Dave Bass really knows what he's doing. Listen to the jazz pianist and composer's exquisite new CD "Gone." The assured sense of musicianship confidently announces the man isn't just dabbling.
The songs (all but one are originals) tell you he knows music, and as musicians like say, he has a story to tell. Actually, Bass has many stories to tell in explaining how he came to be a piano-playing attorney who in his youth had a fondness for the jazz avant garde.
Bass is known around town for his work as a deputy attorney general in civil rights enforcement, but he's kept a relatively low profile musically. Though he's worked locally with the Afro-Cuban ensemble La Descarga!, Bass hasn't yet played as a leader here. All that changes Sunday when he performs at JB's Lounge in the Red Lion, bringing a raft of special guests to help him celebrate his Sacramento musical coming-out.
Besides the three other members of his working quartet (Robbie Kwok on trumpet, Kerry Kashiwagi on bass and Tim Metz on drums), Bass has enlisted guitarist Steve Homan and conguero Eddie Diaz. The wild cards for the show are the quintet of vocalists Bass has lined up. Sacramento-based singers Ann Roach, Beth Duncan, Francesca Homan and Vivian Lee, along with Clairdee from the Bay Area, will all perform original songs by Bass.
"I had the singers choose the songs they were going to do because I wanted them to feel an attachment to something that was speaking to them in the song," Bass said recently over lunch in midtown Sacramento.
He composes the music and writes the lyrics for the songs, which isn't done as much in the jazz idiom as it is in pop.
"The lyrics are obviously more personal than just a melodic line," Bass said.

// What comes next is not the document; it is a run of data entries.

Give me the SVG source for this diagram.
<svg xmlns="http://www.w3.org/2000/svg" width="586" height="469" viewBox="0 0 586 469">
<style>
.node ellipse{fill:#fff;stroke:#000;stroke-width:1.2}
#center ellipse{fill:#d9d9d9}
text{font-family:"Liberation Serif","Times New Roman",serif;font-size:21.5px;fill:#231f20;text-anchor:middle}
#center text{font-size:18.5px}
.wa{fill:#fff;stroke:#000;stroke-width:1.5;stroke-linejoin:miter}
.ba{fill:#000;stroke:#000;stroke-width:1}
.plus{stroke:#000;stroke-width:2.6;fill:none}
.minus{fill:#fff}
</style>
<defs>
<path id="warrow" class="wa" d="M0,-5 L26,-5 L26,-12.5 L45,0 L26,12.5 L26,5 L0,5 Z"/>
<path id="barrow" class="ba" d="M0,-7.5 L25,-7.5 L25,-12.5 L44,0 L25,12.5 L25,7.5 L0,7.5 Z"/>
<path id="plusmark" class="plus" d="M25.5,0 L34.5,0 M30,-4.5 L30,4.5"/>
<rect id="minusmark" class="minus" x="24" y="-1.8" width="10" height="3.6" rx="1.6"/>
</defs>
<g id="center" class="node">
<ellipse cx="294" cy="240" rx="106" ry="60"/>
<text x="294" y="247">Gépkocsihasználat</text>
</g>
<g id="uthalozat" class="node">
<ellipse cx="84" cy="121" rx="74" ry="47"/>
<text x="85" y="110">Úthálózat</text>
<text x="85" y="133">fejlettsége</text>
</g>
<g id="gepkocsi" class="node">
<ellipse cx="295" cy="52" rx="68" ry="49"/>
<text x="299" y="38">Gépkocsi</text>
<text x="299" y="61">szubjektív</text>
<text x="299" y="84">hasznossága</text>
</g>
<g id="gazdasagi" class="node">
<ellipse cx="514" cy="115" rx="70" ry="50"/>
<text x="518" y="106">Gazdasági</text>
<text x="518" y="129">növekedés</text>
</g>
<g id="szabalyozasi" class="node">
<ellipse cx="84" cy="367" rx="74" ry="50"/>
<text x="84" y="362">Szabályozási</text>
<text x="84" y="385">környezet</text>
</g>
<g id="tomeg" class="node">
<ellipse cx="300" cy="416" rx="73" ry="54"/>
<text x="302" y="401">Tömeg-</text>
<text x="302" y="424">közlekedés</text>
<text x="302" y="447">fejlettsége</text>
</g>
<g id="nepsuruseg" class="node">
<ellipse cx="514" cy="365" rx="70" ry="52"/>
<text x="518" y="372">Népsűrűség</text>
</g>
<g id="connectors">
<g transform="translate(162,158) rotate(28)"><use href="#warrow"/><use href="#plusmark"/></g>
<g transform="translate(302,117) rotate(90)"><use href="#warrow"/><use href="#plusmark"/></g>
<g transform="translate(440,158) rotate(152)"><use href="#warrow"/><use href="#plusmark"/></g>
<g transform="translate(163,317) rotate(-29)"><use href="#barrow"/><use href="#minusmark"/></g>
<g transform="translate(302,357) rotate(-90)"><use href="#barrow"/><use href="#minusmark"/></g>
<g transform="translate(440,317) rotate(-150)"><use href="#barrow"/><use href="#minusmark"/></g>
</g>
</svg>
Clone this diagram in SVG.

"Any professional singer can sing anything, but what I'm looking for is someone who can put the lyrics over like I think Mary (Stallings) does on the CD."
Bass released the CD "Gone" in 2010, and listeners around the country took notice of the well-played mainstream release. The musicians on the record included bassist Gary Brown; legendary saxophonist Ernie Watts; and an old friend of Bass, drummer Babatunde Lea, who produced the record with the pianist. "Gone" reached No. 2 on the Jazz Week charts and made its top-100 list at the end of year. The track "Mi Guajira" was one of the top-10 downloaded MP3s listed at the website www.allaboutjazz.com. Jazz musicians don't really have hits, but that kind of recognition rates as a success.
"To my ear the greatest jazz instrumentalists are vocalists," Bass said.
He lived in San Francisco in the 1970s and often visited Keystone Korner, where he saw the saxophonist Dexter Gordon, who famously recited lyrics before performing tunes.
"Dexter would get up to the microphone, holding his horn horizontally, and he'd say 'You must remember this, a kiss is still a kiss, a sigh is just a sigh.' It was a little bit of a shtick, but it was how he approached a song, and I remember that," Bass said.
Bass didn't just happen upon his jazz chops; he's honed them since he was child taking piano lessons in his hometown of Cincinnati. While living in Boston, he studied composition with George Russell, Avram David and the highly respected teacher Margaret Chaloff. Then, in San Francisco, he played professionally in the active mainstream and Latin scenes, including working with Bobby McFerrin and singer Jackie Ryan.
A wrist fracture and the demands of fatherhood posed challenges for Bass, however,
"The doctor said, 'You're gonna heal, but whether you're going to have all the facility you used to have is anybody's guess,' " Bass said. "At the time I liked to argue a lot and I liked to read, so I thought, 'I'll become a lawyer.' "
Bass had to start by getting a bachelor's degree. He went to the University of California, Irvine, graduating Phi Beta Kappa and summa cum laude before going to UCLA law school, where he was editor of the UCLA Law Review. His law career began in 1992, and flourished.
The jazz pianist, equally conversant in the idiosyncrasies of modernists such as Paul Bley and the influence of masters like Art Tatum, lay dormant for nearly 20 years.
Five years ago Bass was going through a period of personal reflection, when an invitation to casually play at party led to him become serious about his music once again.
"The monster just came out once I started playing again," Bass said. "I was rusty as hell, didn't have any chops, couldn't remember half the tunes, but it felt unbelievable."
Bass is unlikely to quit his day job, but if you get the chance to catch him moonlighting at the piano, what you'll hear is his life's work.